Now, let us forget, just for a moment, my Other Problem with this scenario. That’s right, Friends, the unmentioned one: the lack of female Legion members in the toy set. Let us move past that and instead, look directly at the problem as to why some express shock and awe over the fact that Women Read Comics, and *still* Read Comics. Really, it’s quite simple: because people don’t believe Girls Should.

Now as the Delightful and Articulate Ms. Healey reminds us, and often, Girls Do Read Comics, and they are, at times, Rather Perturbed at that. I certainly read comics at a young age, and as a child, I was bombarded with images of Strong Women in Comics and Science Fiction.
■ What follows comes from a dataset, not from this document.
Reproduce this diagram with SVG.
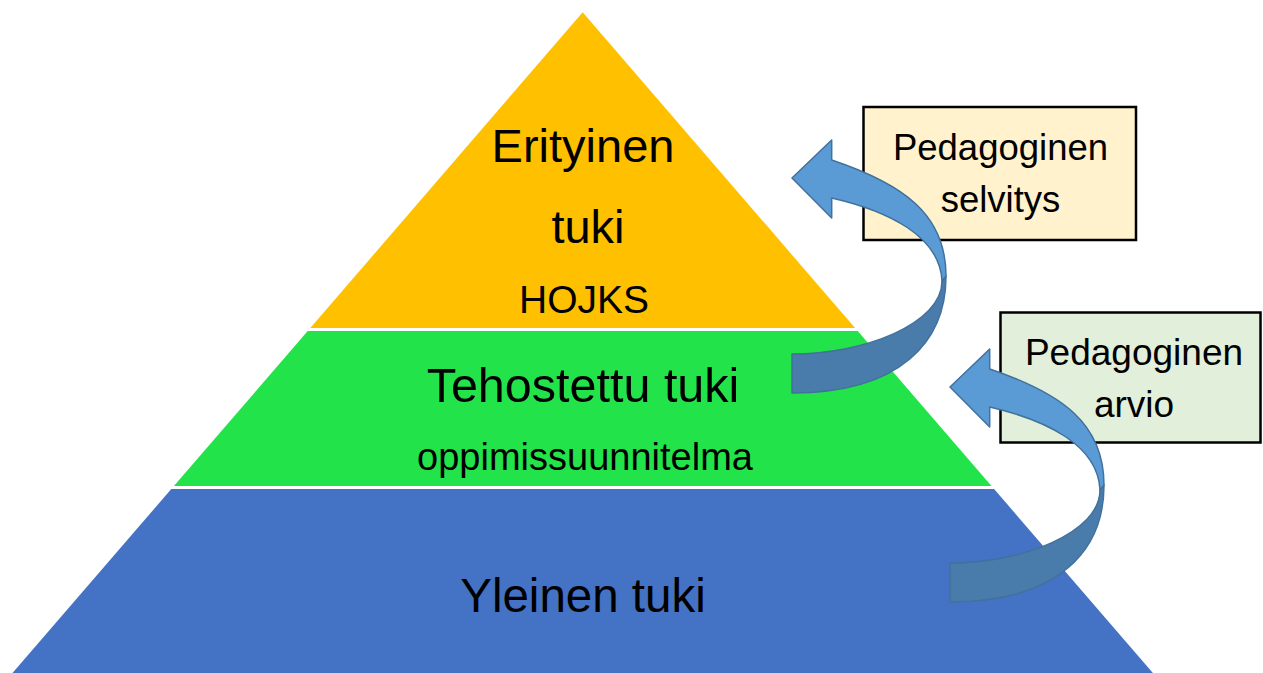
<svg xmlns="http://www.w3.org/2000/svg" xmlns:xlink="http://www.w3.org/1999/xlink" width="1263" height="673" viewBox="0 0 1263 673">
<style>
text{font-family:"Liberation Sans",Arial,sans-serif;fill:#000;text-anchor:middle}
.box{stroke:#000;stroke-width:2.5}
.light{fill:#5B9BD5;stroke:#41719C;stroke-width:1.5;stroke-linejoin:round}
.dark{fill:#497CAA;stroke:#41719C;stroke-width:1.5;stroke-linejoin:round}
</style>
<defs>
<g id="curved">
<path class="dark" d="M 946 276 C 946 342 900 393 792 393 L 792 354 C 864 354 942 324 942 281 Z"/>
<path class="light" d="M 792 178 L 831.7 140 L 831.7 160 C 903 184 946 214 946 276 L 942 281 C 940 236 888 211 831.7 198 L 831.7 218 Z"/>
</g>
</defs>
<rect width="1263" height="673" fill="#fff"/>
<g id="level-top">
<polygon points="582.7,12.3 855.1,328 310.3,328" fill="#FFC000"/>
<text x="583" y="161.5" font-size="47">Erityinen</text>
<text x="588" y="243" font-size="47">tuki</text>
<text x="584" y="313" font-size="39">HOJKS</text>
</g>
<g id="level-middle">
<polygon points="307.7,331 857.7,331 991.5,486 173.9,486" fill="#22E34A"/>
<text x="583" y="401.5" font-size="48.5">Tehostettu tuki</text>
<text x="585" y="470" font-size="38">oppimissuunnitelma</text>
</g>
<g id="level-bottom">
<polygon points="171.3,489 994.1,489 1152.9,673 12.5,673" fill="#4472C4"/>
<text x="583" y="611.5" font-size="47.5">Yleinen tuki</text>
</g>
<g id="box-selvitys">
<rect class="box" x="863.5" y="107" width="272.5" height="133" fill="#FFF2CC"/>
<text x="1000.5" y="160" font-size="36.5">Pedagoginen</text>
<text x="1000.5" y="212" font-size="36.5">selvitys</text>
</g>
<g id="box-arvio">
<rect class="box" x="1000.5" y="312.5" width="260" height="130" fill="#E2EFDA"/>
<text x="1134" y="365" font-size="37">Pedagoginen</text>
<text x="1134" y="417" font-size="37">arvio</text>
</g>
<g id="connectors">
<use xlink:href="#curved"/>
<use xlink:href="#curved" transform="translate(158,209)"/>
</g>
</svg>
It’s true, Friends. I can recount wearing Wonder Woman and Supergirl underoos under my school uniform. I remember my aunt coiling my long hair into Princess Leia cinnamon buns for Halloween, for Friday afternoon, for fun. I remember sitting in front of the television, watching Wonder Woman, sitting in my bedroom, reading comics and sci fi/fantasy books. But also, I remember watching The Incredible Hulk, and reading Action Comics, and pretending to be Spider-Man. I remember watching The Challenge of the Super Friends. I remember getting boy *and* girl toys with my cheeseburgers, because my parents allowed me to choose what I wanted.

Now, Gentle Reader, let me assure you: the Parents Reads, while Wonderful and Lovely People, are Rather Shocked by the—dare I say it?—rampant liberality of their daughter. That is to say, the Parents Reads had No Agenda, Feminist or Otherwise, in the raising and maintaining of their Girl Child. So when I say that I got both boy and girl toys, both He-Man and She-Ra, both GI Joe and Jem and the Holograms, both Wonder Woman and Superman, that was the product of Good Parenting. Because of things like this, I grew up knowing “Math is Hard!” *not* because Barbie said so, and *not* because I was a Girl Child, but because, for an English-and-History Reader like myself, Math *was* harder, not nearly as easy to grasp as Books, and Dates, and Abstract Arguments.

That being said, I saw this Girl Child in front of me denied a toy *simply because it wasn’t a “girl toy”*. And I was reminded, one year after beginning a blog on feminism and pop culture, the very reason why I began said blog in the first place. I remembered the reason why Future Babies Reads will have Spider-Man *and* Wonder Woman, regardless of gender.

A few weeks ago, I read a Brother Blogger’s Post about trying to find fun Spider-Man, et al clothes for his Daughter. I curse my faulty memory, Gentle Reader, so please, if you know Said Blogger’s name and web address, send it to me! But I empathized with his plight, and applauded his solution which was buy it anyway.

Of course telling *you* this, Most Gentle of Readers, is a bit of the proverbial Preaching to the Choir. Who knows this better than Constant Visitors to Arrogant Self-Reliance? But occasionally—just occasionally, Friends!—others wander in from the proverbial woodworks, and there, perhaps, a change is sparked.

2 comments:

Ami Angelwings said...

Yus :o

this boy/girl stuff is so bad for kids xD

Also as for when ppl say "it's just comics", do they feel the same way about Jackie Robinson breaking the colour barrier in baseball?

After all, it's "just" baseball. :\

I dunno why comics gets degraded so much as "oh it's just silly entertainment" when we take OTHER entertainment so srsly (like sports which has it's own radio and tv channels). :\

Anonymous said...

there's no such thing as "just" anything in popular culture. it all matters. it is who we are. we have to ask if it's really who we want to be.